Canyon Resources Races Toward Mid-2026 Production at Cameroon's First Major Bauxite Mine

Canyon Resources targets mid-2026 first bauxite shipment from Cameroon, with premium ore commanding $25-30/ton margins scaling to $200M annual cash flow by 2031 via rail upgrades.
- Canyon Resources is developing the Minim Martap bauxite project in Cameroon, targeting first shipment in mid-2026 with a sub-100-million-dollar development cost and 29% IRR
- The project features premium-grade bauxite (51% alumina, less than 2% silica) that commands a $10 premium over Guinea's standard pricing, currently translating to margins of $25-30 per ton
- Infrastructure is the key unlock: initial 2-million-ton capacity scales to 10 million tons by 2031 as World Bank-funded rail upgrades complete, potentially generating $200 million in annual free cash flow
- All major equipment ordered with mining contractor mobilising in January 2026; locomotives arrive from China in February, with commissioning in March to enable April hauling operations
- Company raised equity to potentially increase Camrail stake from 9% to over 30% for operational control, while exploring downstream value-add including a feasibility study for an in-country alumina refinery
Canyon Resources (ASX:CAY) is executing one of the mining industry's most compressed development schedules, advancing from mining license to first production in under 18 months. CEO Peter Secker outlined the company's progress during an interview, emphasising that the Minim Martap bauxite project in Cameroon received its mining license in late 2024, completed its feasibility study mid-2025, and is now in full development mode with first shipment targeted for mid-2026.
The project's economics are compelling: a pre-tax NPV exceeding $800 million, 29% internal rate of return, and capital cost to first development of just $97 million. Operating costs of $35 per ton to port, position the project competitively in the global bauxite market. With a payback period of approximately three and a half years, Minim Martap represents a rare combination of modest capital intensity and robust returns.
Premium Product in a Supply-Constrained Market
The timing of Canyon's market entry appears particularly advantageous. Global bauxite demand remains strong, driven primarily by Chinese aluminum production, while Guinea - a dominant supplier - faces supply disruptions from recent policy decisions.
"Chinese demand for bauxite is strong. Guinea obviously have a few problems with some decisions they've made recently. So everybody is looking for an alternate source of bauxite and Minim Martap coming on stream mid next year... Perfect timing."
Minim Martap's bauxite quality provides additional competitive advantage. The ore grades at 51% alumina with less than 2% silica, meeting the specifications for premium bauxite. This quality differential translates directly to pricing power: while Guinea's standard bauxite currently trades around $70-72 per ton, Canyon expects to receive a $10 premium, achieving $81-82 per ton against their $35 cost base.
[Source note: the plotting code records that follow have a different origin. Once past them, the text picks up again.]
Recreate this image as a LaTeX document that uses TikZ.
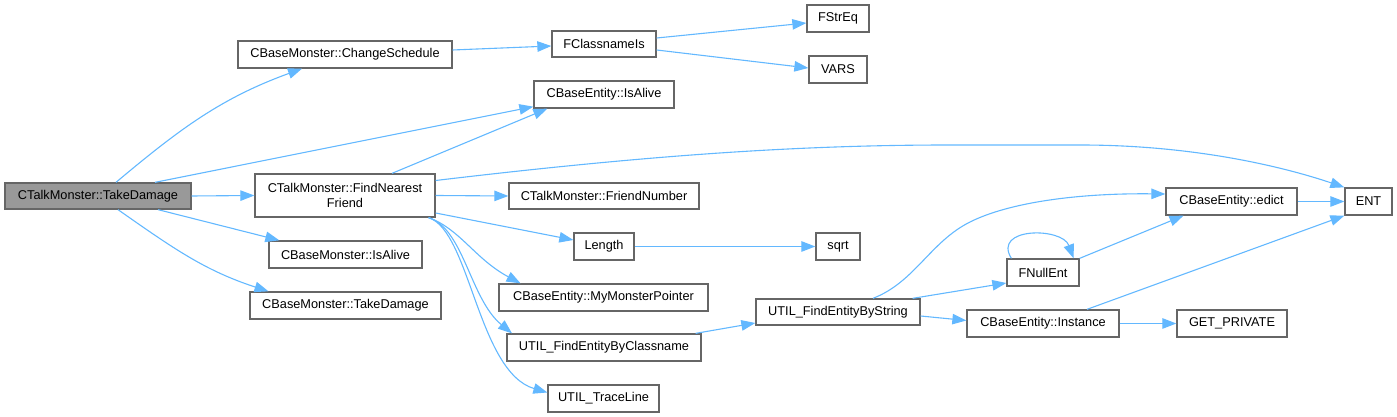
\documentclass[tikz,border=0pt]{standalone}
\usepackage{fontspec}
\setmainfont{Liberation Sans}
\usetikzlibrary{arrows.meta,calc}
\definecolor{edgeblue}{HTML}{63B8FF}
\definecolor{boxgray}{HTML}{666666}
\definecolor{rootfill}{HTML}{999999}
\begin{document}
\begin{tikzpicture}[x=1pt,y=1pt,
 fn/.style={draw=boxgray, line width=1.3pt, fill=white, rectangle, inner sep=0pt, font=\fontsize{12.75}{15}\selectfont, align=center},
 rootfn/.style={fn, fill=rootfill},
 call/.style={draw=edgeblue, line width=1.1pt, -{Triangle[length=14pt,width=10.5pt]}}]
\useasboundingbox (0,0) rectangle (1397,417);
% nodes
\node[rootfn, minimum width=186, minimum height=26] (root) at (98,221) {CTalkMonster::TakeDamage};
\node[fn, minimum width=214, minimum height=27] (cs) at (345,362.5) {CBaseMonster::ChangeSchedule};
\node[fn, minimum width=180, minimum height=43] (fnf) at (345,221.5) {CTalkMonster::FindNearest\\Friend};
\node[fn, minimum width=153, minimum height=27] (bmalive) at (345.5,162.5) {CBaseMonster::IsAlive};
\node[fn, minimum width=191, minimum height=27] (bmtd) at (345.5,111.5) {CBaseMonster::TakeDamage};
\node[fn, minimum width=104, minimum height=26] (fcn) at (604,373) {FClassnameIs};
\node[fn, minimum width=62, minimum height=27] (fstreq) at (838,398.5) {FStrEq};
\node[fn, minimum width=58, minimum height=27] (vars) at (838,347.5) {VARS};
\node[fn, minimum width=140, minimum height=27] (bealive) at (604,322.5) {CBaseEntity::IsAlive};
\node[fn, minimum width=190, minimum height=26] (fnum) at (604,221) {CTalkMonster::FriendNumber};
\node[fn, minimum width=60, minimum height=27] (length) at (604,170.5) {Length};
\node[fn, minimum width=44, minimum height=27] (sqrt) at (838,170.5) {sqrt};
\node[fn, minimum width=209, minimum height=27] (mmp) at (603.5,119.5) {CBaseEntity::MyMonsterPointer};
\node[fn, minimum width=164, minimum height=26] (ufes) at (838,105) {UTIL\_FindEntityByString};
\node[fn, minimum width=194, minimum height=27] (ufec) at (604,69.5) {UTIL\_FindEntityByClassname};
\node[fn, minimum width=111, minimum height=27] (utl) at (603.5,18.5) {UTIL\_TraceLine};
\node[fn, minimum width=131, minimum height=27] (edict) at (1231.5,215.5) {CBaseEntity::edict};
\node[fn, minimum width=47, minimum height=27] (ent) at (1368.5,215.5) {ENT};
\node[fn, minimum width=72, minimum height=27] (fnull) at (1043,144.5) {FNullEnt};
\node[fn, minimum width=152, minimum height=27] (inst) at (1043,93.5) {CBaseEntity::Instance};
\node[fn, minimum width=110, minimum height=27] (getp) at (1232,93.5) {GET\_PRIVATE};
% edges from root
\draw[call] ($(root.north)+(18,0)$) to[out=40,in=200] ($(cs.south)+(-43,0)$);
\draw[call] ($(root.north)+(57,0)$) -- ($(bealive.south west)+(0,2)$);
\draw[call] (root.east) -- (fnf.west);
\draw[call] ($(root.south)+(60,0)$) -- ($(bmalive.north west)+(11,0)$);
\draw[call] ($(root.south)+(20,0)$) to[out=-35,in=162] ($(bmtd.north)+(-77,0)$);
% ChangeSchedule / FClassnameIs
\draw[call] ($(cs.east)+(0,4.5)$) -- ($(fcn.west)+(0,-2)$);
\draw[call] ($(fcn.east)+(0,6)$) -- ($(fstreq.west)+(0,-4.5)$);
\draw[call] ($(fcn.east)+(0,-6)$) -- ($(vars.west)+(0,1.5)$);
% FindNearestFriend
\draw[call] ($(fnf.north)+(47,0)$) -- ($(bealive.south west)+(14,0)$);
\draw[call] ($(fnf.east)+(0,15)$) .. controls (650,262) and (800,272) .. (950,272) -- (1080,272) .. controls (1200,272) and (1290,248) .. (ent.north west);
\draw[call] (fnf.east) -- (fnum.west);
\draw[call] ($(fnf.east)+(0,-17.5)$) -- ($(length.west)+(0,6.5)$);
\draw[call] ($(fnf.south east)+(-7,0)$) .. controls (460,188) and (475,158) .. ($(mmp.north)+(-83,0)$);
\draw[call] ($(fnf.south east)+(-7,0)$) .. controls (464,188) and (470,118) .. ($(ufec.north)+(-92,0)$);
\draw[call] ($(fnf.south east)+(-7,0)$) .. controls (470,186) and (478,45) .. ($(utl.west)+(0,6)$);
% Length
\draw[call] (length.east) -- (sqrt.west);
% UTIL chain
\draw[call] ($(ufec.north east)+(-6,0)$) -- ($(ufes.west)+(0,-11)$);
\draw[call] ($(ufes.north)+(35,0)$) .. controls (915,135) and (930,175) .. (970,195) .. controls (1010,215) and (1080,224) .. ($(edict.west)+(0,7.5)$);
\draw[call] ($(ufes.north east)+(-8,0)$) -- ($(fnull.west)+(0,-10.5)$);
\draw[call] ($(ufes.east)+(0,-4)$) -- ($(inst.west)+(0,3)$);
% FNullEnt
\draw[call] ($(fnull.north west)+(5,0)$) .. controls (992,190) and (1062,190) .. ($(fnull.north east)+(-6,0)$);
\draw[call] (fnull.north east) -- ($(edict.south)+(-48,0)$);
% edict / Instance
\draw[call] (edict.east) -- (ent.west);
\draw[call] ($(inst.north)+(44,0)$) -- (ent.south west);
\draw[call] (inst.east) -- (getp.west);
\end{tikzpicture}
\end{document}
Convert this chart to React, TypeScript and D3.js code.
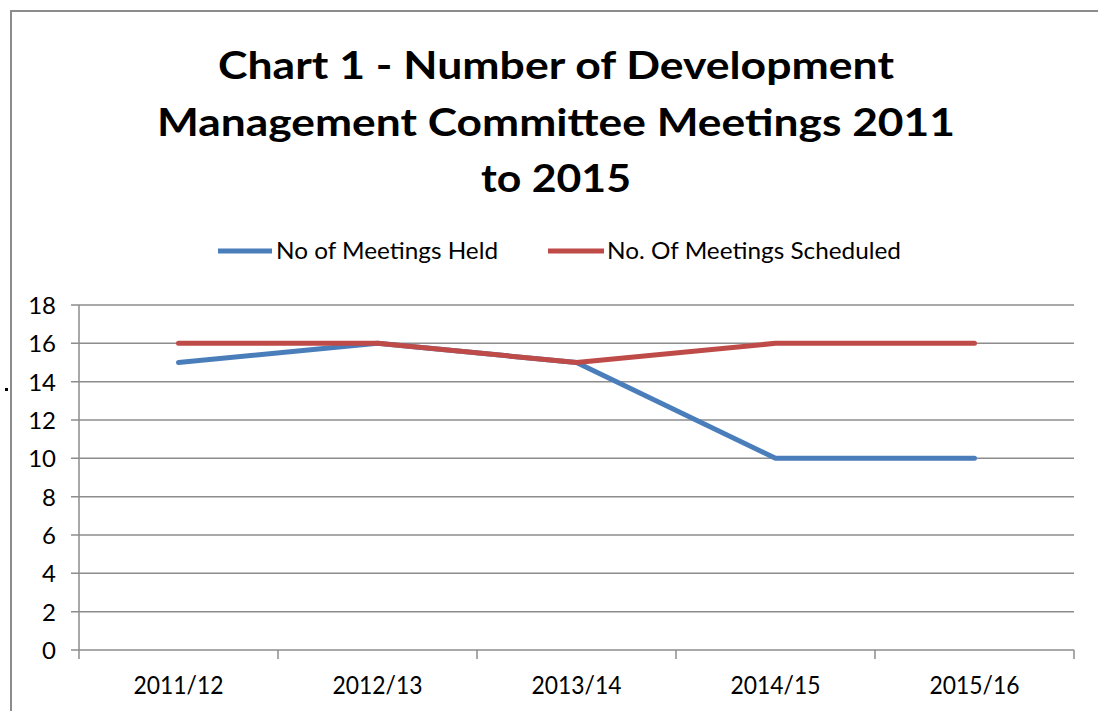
import React from "react";
import * as d3 from "d3";

const categories = ["2011/12", "2012/13", "2013/14", "2014/15", "2015/16"];
const meetingsHeld = [15, 16, 15, 10, 10];
const meetingsScheduled = [16, 16, 15, 16, 16];
const yTicks = [0, 2, 4, 6, 8, 10, 12, 14, 16, 18];
const titleLines = [
  "Chart 1 - Number of Development",
  "Management Committee Meetings 2011",
  "to 2015",
];
const seriesNames = ["No of Meetings Held", "No. Of Meetings Scheduled"];

const W = 1098;
const H = 711;
const left = 79;
const right = 1074;
const top = 305;
const bottom = 650;
const FONT = "Lato, 'Open Sans', sans-serif";
const BLUE = "#4a7ebb";
const RED = "#be4b48";
const GRID = "#8c8c8c";

export default function App() {
  const x = d3.scaleBand<string>().domain(categories).range([left, right]).padding(0);
  const y = d3.scaleLinear().domain([0, 18]).range([bottom, top]);
  const cx = (c: string) => (x(c) as number) + x.bandwidth() / 2;

  const line = d3
    .line<number>()
    .x((_, i) => cx(categories[i]))
    .y((d) => y(d));

  const boundaries = categories.map((c) => x(c) as number).concat([right]);
  const titleWidths = [676, 798, 150];
  const titleBaselines = [79, 136, 192];

  return (
    <svg
      width={W}
      height={H}
      style={{ position: "absolute", left: 0, top: 0, background: "#fff" }}
    >
      <rect x={0} y={0} width={W} height={H} fill="#fff" />
      {/* outer chart frame */}
      <rect x={11} y={11} width={W + 20} height={H + 20} fill="none" stroke={GRID} strokeWidth={2} />
      <rect x={5} y={388} width={3} height={3} fill="#000" />

      {/* title */}
      {titleLines.map((t, i) => (
        <text
          key={t}
          x={556}
          y={titleBaselines[i]}
          textAnchor="middle"
          fontFamily={FONT}
          fontWeight="bold"
          fontSize={38}
          textLength={titleWidths[i]}
          lengthAdjust="spacingAndGlyphs"
          fill="#000"
        >
          {t}
        </text>
      ))}

      {/* legend */}
      <line x1={218} x2={272} y1={251} y2={251} stroke={BLUE} strokeWidth={5} />
      <text x={276} y={259} fontFamily={FONT} fontSize={24} textLength={222} lengthAdjust="spacingAndGlyphs" fill="#000">
        {seriesNames[0]}
      </text>
      <line x1={548} x2={604} y1={251} y2={251} stroke={RED} strokeWidth={5} />
      <text x={607} y={259} fontFamily={FONT} fontSize={24} textLength={294} lengthAdjust="spacingAndGlyphs" fill="#000">
        {seriesNames[1]}
      </text>

      {/* gridlines and y ticks */}
      {yTicks.map((t) => (
        <g key={t}>
          <line x1={71} x2={right} y1={y(t)} y2={y(t)} stroke={GRID} strokeWidth={1.5} />
          <text
            x={56}
            y={y(t) + 9}
            textAnchor="end"
            fontFamily={FONT}
            fontSize={24}
            fill="#000"
          >
            {t}
          </text>
        </g>
      ))}
      {/* y axis */}
      <line x1={left} x2={left} y1={top} y2={bottom} stroke={GRID} strokeWidth={1.5} />
      {/* x ticks */}
      {boundaries.map((b, i) => (
        <line key={i} x1={b} x2={b} y1={bottom} y2={659} stroke={GRID} strokeWidth={1.5} />
      ))}
      {categories.map((c) => (
        <text
          key={c}
          x={cx(c)}
          y={694}
          textAnchor="middle"
          fontFamily={FONT}
          fontSize={25}
          textLength={90}
          lengthAdjust="spacingAndGlyphs"
          fill="#000"
        >
          {c}
        </text>
      ))}

      {/* series */}
      <path d={line(meetingsHeld) || ""} fill="none" stroke={BLUE} strokeWidth={5} strokeLinecap="round" strokeLinejoin="round" />
      <path d={line(meetingsScheduled) || ""} fill="none" stroke={RED} strokeWidth={5} strokeLinecap="round" strokeLinejoin="round" />
    </svg>
  );
}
Infrastructure as the Value Unlock
The project's economics improve dramatically with scale, but infrastructure capacity initially constrains throughput. Canyon will commence operations at 2 million tons annually based on existing rail capacity, generating positive cash flow but operating below optimal efficiency. The company's longer-term value proposition hinges on World Bank-funded rail corridor upgrades totaling $820 million, which will expand capacity to 5 million tons by 2029 and 10 million tons by 2031.
"At 2 million tons a year, we're making money, but we'd like to make more. At 10 million tons, we're putting out $200 million of free cash.”
This five-fold production increase from initial capacity to full-scale operations represents the primary valuation driver for investors, transforming a profitable operation into a significant cash-generating asset.
The 800-kilometer rail route from the mine to the Port of Douala on the coast represents the project's critical path. Canyon has secured US$140 million in debt financing from AFG Bank Cameroon, notably without requiring an offtake agreement - unusual for project finance but reflecting lender confidence in bauxite market fundamentals.
Development Execution for Near-Term Milestones

Canyon's development plan centers on a tightly choreographed sequence of deliverables across the first half of 2026. The mining contractor, experienced in bauxite operations including work in Guinea, mobilises to site in mid-January. Road upgrades between the mine and rail connection point, commenced in July 2025, will complete by March, with full functionality by April despite some weather-related delays during the wet season.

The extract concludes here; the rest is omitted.